Description of the task → Copy out each line of the data holding "draw".

Source data →

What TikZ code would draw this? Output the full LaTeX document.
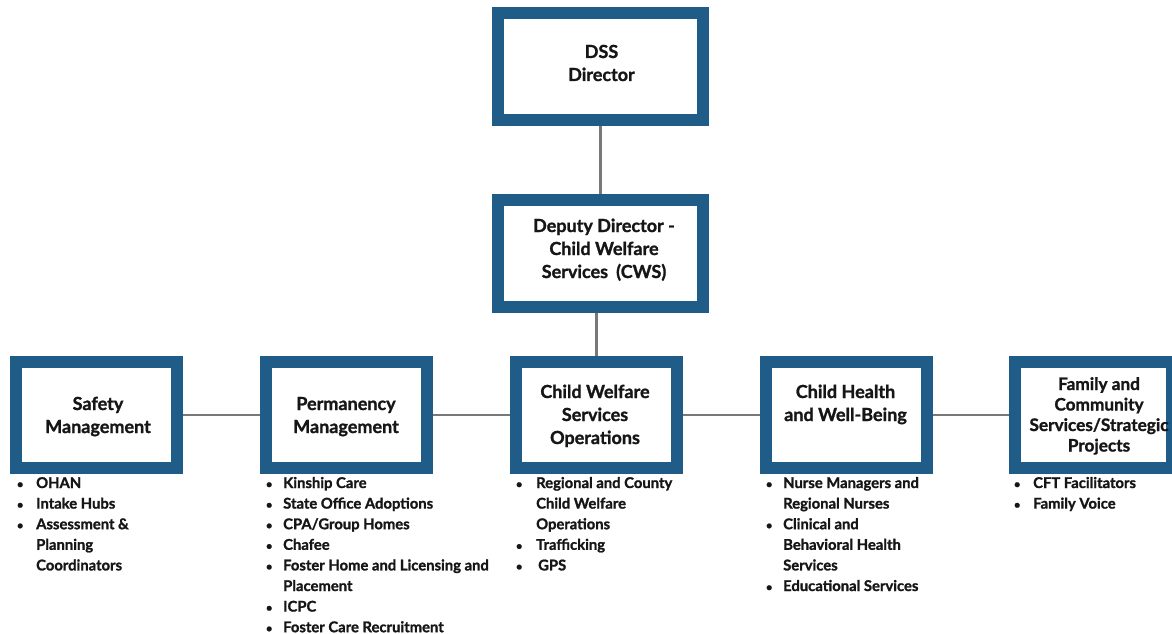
\documentclass[tikz,border=0pt]{standalone}
\usepackage{fontspec}
\setmainfont{Lato}[BoldFeatures={FakeBold=1.3}]
\usetikzlibrary{backgrounds}
\definecolor{boxblue}{RGB}{31,92,135}
\definecolor{conn}{RGB}{120,120,120}
\definecolor{ink}{RGB}{22,22,22}
\newcommand\bul[1]{\makebox[#1][l]{\makebox[0pt]{\fontsize{11}{11}\selectfont\textbullet}}}
\newcommand\ind[1]{\hspace*{#1}}
\begin{document}
\begin{tikzpicture}[x=1pt,y=-1pt,
  orgbox/.style={draw=boxblue,line width=12pt,fill=white,minimum width=161pt,minimum height=106pt,inner sep=0pt},
  topbox/.style={orgbox,minimum width=205pt,minimum height=107pt},
  boxtitle/.style={inner sep=0pt,text=ink,font=\fontsize{18}{23}\selectfont\bfseries},
  smalltitle/.style={inner sep=0pt,text=ink,font=\fontsize{17.2}{20.5}\selectfont\bfseries},
  lst/.style={inner sep=0pt,text=ink,anchor=base west,font=\fontsize{14.8}{20.6}\selectfont\bfseries},
  link/.style={draw=conn,line width=2.5pt}
]
\useasboundingbox (0,0) rectangle (1172,634);

% boxes
\node[topbox] (dss) at (600.5,66.5) {};
\node[topbox] (dep) at (600.5,253.5) {};
\node[orgbox] (safe) at (96.5,415) {};
\node[orgbox] (perm) at (346.5,415) {};
\node[orgbox] (ops) at (596.5,415) {};
\node[orgbox] (hlth) at (846.5,415) {};
\node[orgbox,minimum width=157pt] (fam) at (1093.5,415) {};

% connectors
\begin{scope}[on background layer]
\fill[white] (0,0) rectangle (1172,634);
\draw[link] (dss) -- (dep);
\draw[link] (ops.north |- dep.south) -- (ops.north);
\draw[link] (safe) -- (perm);
\draw[link] (perm) -- (ops);
\draw[link] (ops) -- (hlth);
\draw[link] (hlth) -- (fam);
\end{scope}

% titles
\node[boxtitle,anchor=base] (tdss) at (601.5,58) {\begin{tabular}[t]{@{}c@{}}DSS\\Director\end{tabular}};
\node[boxtitle,anchor=base] (tdep) at (604,232) {\begin{tabular}[t]{@{}c@{}}Deputy Director -\\Child Welfare\\Services\hspace{0.45em}(CWS)\end{tabular}};
\node[boxtitle,anchor=base] (tsafe) at (98,410) {\begin{tabular}[t]{@{}c@{}}Safety\\Management\end{tabular}};
\node[boxtitle,anchor=base] (tperm) at (346,410) {\begin{tabular}[t]{@{}c@{}}Permanency\\Management\end{tabular}};
\node[boxtitle,anchor=base] (tops) at (595,398) {\begin{tabular}[t]{@{}c@{}}Child Welfare\\Services\\Operations\end{tabular}};
\node[boxtitle,anchor=base] (thlth) at (845.5,398) {\begin{tabular}[t]{@{}c@{}}Child Health\\and Well-Being\end{tabular}};
\node[smalltitle,anchor=base] (tfam) at (1099,390) {\begin{tabular}[t]{@{}c@{}}Family and\\Community\\Services/Strategic\\Projects\end{tabular}};

% lists
\node[lst] (lsafe) at (20,488) {\begin{tabular}[t]{@{}l@{}}\bul{16pt}OHAN\\ \bul{16pt}Intake Hubs\\ \bul{16pt}Assessment \&\\ \ind{16pt}Planning\\ \ind{16pt}Coordinators\end{tabular}};
\node[lst] (lperm) at (269,488) {\begin{tabular}[t]{@{}l@{}}\bul{14pt}Kinship Care\\ \bul{14pt}State Office Adoptions\\ \bul{14pt}CPA/Group Homes\\ \bul{14pt}Chafee\\ \bul{14pt}Foster Home and Licensing and\\ \ind{14pt}Placement\\ \bul{14pt}ICPC\\ \bul{14pt}Foster Care Recruitment\end{tabular}};
\node[lst] (lops) at (519,488) {\begin{tabular}[t]{@{}l@{}}\bul{17pt}Regional and County\\ \ind{17pt}Child Welfare\\ \ind{17pt}Operations\\ \bul{17pt}Trafficking\\ \bul{17pt}\hspace{2pt}GPS\end{tabular}};
\node[lst] (lhlth) at (769,488) {\begin{tabular}[t]{@{}l@{}}\bul{14pt}Nurse Managers and\\ \ind{14pt}Regional Nurses\\ \bul{14pt}Clinical and\\ \ind{14pt}Behavioral Health\\ \ind{14pt}Services\\ \bul{14pt}Educational Services\end{tabular}};
\node[lst] (lfam) at (1017,488) {\begin{tabular}[t]{@{}l@{}}\bul{16pt}CFT Facilitators\\ \bul{16pt}Family Voice\end{tabular}};
\end{tikzpicture}
\end{document}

Output →
What TikZ code would draw this? Output the full LaTeX document.
  orgbox/.style={draw=boxblue,line width=12pt,fill=white,minimum width=161pt,minimum height=106pt,inner sep=0pt},
  link/.style={draw=conn,line width=2.5pt}
\draw[link] (dss) -- (dep);
\draw[link] (ops.north |- dep.south) -- (ops.north);
\draw[link] (safe) -- (perm);
\draw[link] (perm) -- (ops);
\draw[link] (ops) -- (hlth);
\draw[link] (hlth) -- (fam);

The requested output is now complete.